**STATED GOAL**
Examine the entries and show every line in which the word "seaborn" is found.

**WORKING DATA**
▼

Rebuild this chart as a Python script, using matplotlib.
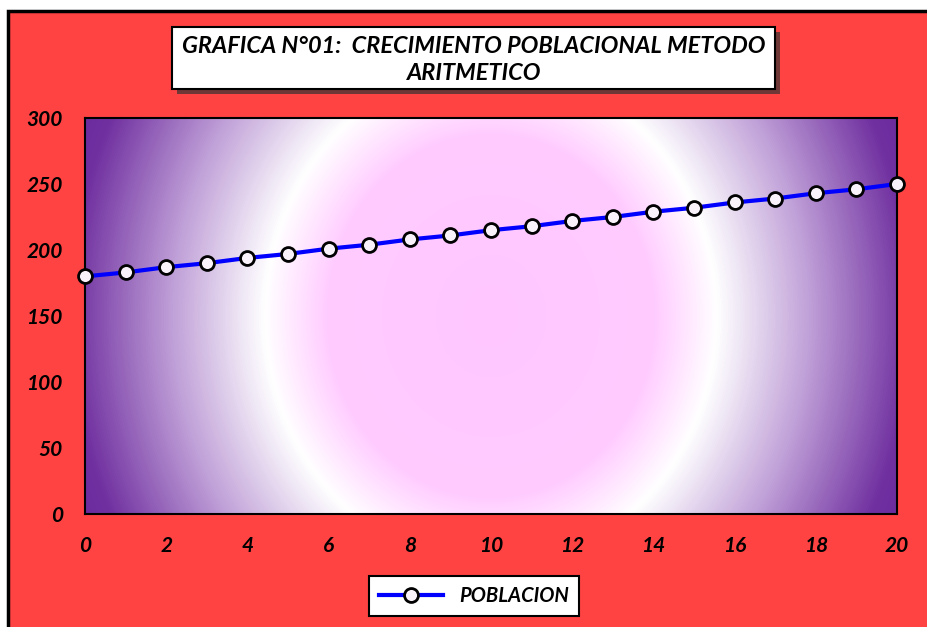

▲
▼

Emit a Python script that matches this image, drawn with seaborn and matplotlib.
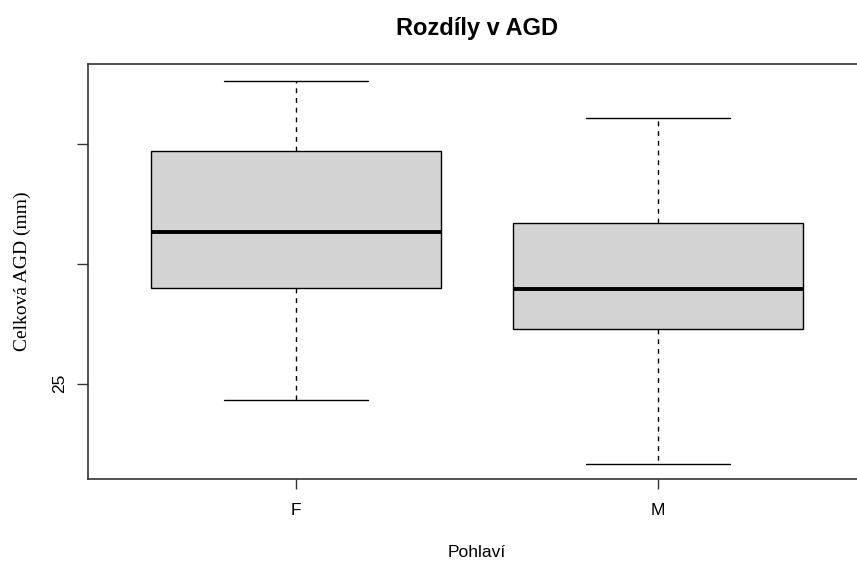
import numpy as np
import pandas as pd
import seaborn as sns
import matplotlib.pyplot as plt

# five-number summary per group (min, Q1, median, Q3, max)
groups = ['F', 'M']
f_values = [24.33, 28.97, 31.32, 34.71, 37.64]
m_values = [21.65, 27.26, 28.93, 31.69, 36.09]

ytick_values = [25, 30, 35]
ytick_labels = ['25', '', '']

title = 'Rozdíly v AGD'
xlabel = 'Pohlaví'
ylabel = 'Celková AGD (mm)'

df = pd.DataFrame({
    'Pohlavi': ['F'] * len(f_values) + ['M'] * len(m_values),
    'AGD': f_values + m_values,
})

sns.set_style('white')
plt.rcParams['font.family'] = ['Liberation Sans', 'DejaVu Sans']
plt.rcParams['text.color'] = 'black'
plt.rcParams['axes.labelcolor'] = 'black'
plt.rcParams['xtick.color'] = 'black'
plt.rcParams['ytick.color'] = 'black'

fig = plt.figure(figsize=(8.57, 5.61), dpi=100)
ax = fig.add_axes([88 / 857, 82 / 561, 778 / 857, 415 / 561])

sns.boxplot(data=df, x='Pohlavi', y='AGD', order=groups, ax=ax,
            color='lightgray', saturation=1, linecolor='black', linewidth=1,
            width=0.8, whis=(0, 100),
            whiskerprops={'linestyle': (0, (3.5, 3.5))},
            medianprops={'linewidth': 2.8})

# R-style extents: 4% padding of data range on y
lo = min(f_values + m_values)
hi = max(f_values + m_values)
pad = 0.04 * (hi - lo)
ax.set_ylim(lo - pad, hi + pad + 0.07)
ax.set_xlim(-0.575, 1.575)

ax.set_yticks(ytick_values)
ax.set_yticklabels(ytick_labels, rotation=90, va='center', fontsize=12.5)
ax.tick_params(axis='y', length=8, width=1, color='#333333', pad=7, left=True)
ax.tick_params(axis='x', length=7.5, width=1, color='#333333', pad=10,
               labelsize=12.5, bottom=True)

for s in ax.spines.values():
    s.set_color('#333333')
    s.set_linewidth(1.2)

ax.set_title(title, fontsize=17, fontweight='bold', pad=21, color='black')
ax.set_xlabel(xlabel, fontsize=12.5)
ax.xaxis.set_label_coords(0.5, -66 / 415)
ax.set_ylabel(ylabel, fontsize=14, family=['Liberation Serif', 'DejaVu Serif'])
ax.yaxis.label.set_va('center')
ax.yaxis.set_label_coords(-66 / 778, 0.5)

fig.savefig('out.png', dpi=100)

▲
▼

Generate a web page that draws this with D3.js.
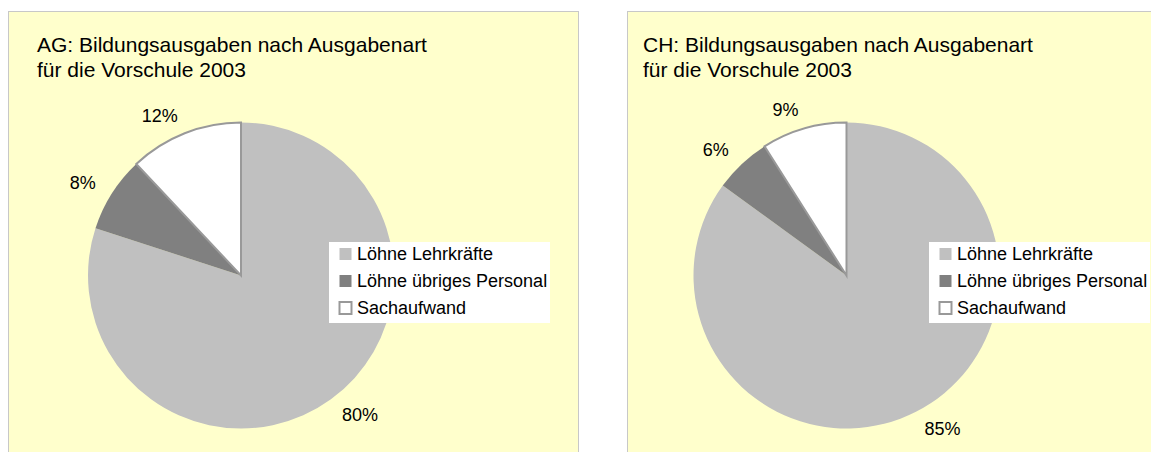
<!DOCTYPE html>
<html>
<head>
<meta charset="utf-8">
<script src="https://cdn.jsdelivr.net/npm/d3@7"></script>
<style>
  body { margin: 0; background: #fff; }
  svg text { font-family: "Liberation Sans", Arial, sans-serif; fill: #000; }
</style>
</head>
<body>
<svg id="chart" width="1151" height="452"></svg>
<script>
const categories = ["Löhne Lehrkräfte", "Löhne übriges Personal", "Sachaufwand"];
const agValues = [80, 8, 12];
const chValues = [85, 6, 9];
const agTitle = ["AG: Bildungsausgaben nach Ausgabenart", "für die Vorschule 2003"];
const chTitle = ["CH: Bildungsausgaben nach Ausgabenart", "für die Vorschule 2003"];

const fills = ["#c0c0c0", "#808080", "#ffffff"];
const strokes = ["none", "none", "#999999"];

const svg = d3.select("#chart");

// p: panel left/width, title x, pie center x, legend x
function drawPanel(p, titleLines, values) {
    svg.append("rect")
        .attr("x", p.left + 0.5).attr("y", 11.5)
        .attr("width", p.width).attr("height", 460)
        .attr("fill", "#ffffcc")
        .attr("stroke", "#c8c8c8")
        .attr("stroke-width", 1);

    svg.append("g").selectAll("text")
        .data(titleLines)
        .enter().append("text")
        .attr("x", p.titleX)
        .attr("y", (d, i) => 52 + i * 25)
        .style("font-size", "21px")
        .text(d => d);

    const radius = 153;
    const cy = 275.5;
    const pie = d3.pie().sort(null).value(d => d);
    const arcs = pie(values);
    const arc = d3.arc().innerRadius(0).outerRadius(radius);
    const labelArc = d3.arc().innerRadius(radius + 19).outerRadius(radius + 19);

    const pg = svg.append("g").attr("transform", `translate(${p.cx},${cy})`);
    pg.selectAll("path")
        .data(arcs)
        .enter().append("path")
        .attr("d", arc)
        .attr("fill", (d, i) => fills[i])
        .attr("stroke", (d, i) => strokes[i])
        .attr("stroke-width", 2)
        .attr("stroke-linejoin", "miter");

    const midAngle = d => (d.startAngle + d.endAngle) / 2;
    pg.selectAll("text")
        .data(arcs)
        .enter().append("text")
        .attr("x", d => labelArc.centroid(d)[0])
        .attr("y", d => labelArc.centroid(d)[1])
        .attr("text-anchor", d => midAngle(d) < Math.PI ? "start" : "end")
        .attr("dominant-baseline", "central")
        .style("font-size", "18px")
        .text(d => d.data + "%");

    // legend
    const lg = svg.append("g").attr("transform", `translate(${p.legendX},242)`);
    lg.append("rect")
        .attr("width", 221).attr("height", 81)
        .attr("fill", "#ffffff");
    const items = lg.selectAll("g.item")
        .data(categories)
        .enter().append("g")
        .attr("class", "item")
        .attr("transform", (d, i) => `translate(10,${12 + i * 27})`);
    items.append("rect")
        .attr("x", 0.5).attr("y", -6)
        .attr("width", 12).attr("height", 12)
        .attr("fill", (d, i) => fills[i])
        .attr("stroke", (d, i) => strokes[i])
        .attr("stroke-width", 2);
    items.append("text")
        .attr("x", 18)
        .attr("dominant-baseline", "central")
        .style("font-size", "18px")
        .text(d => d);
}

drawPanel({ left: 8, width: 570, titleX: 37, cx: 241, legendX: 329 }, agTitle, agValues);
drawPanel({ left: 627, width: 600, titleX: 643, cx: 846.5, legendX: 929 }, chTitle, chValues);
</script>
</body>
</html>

▲

**FINAL ANSWER**
Emit a Python script that matches this image, drawn with seaborn and matplotlib.
import seaborn as sns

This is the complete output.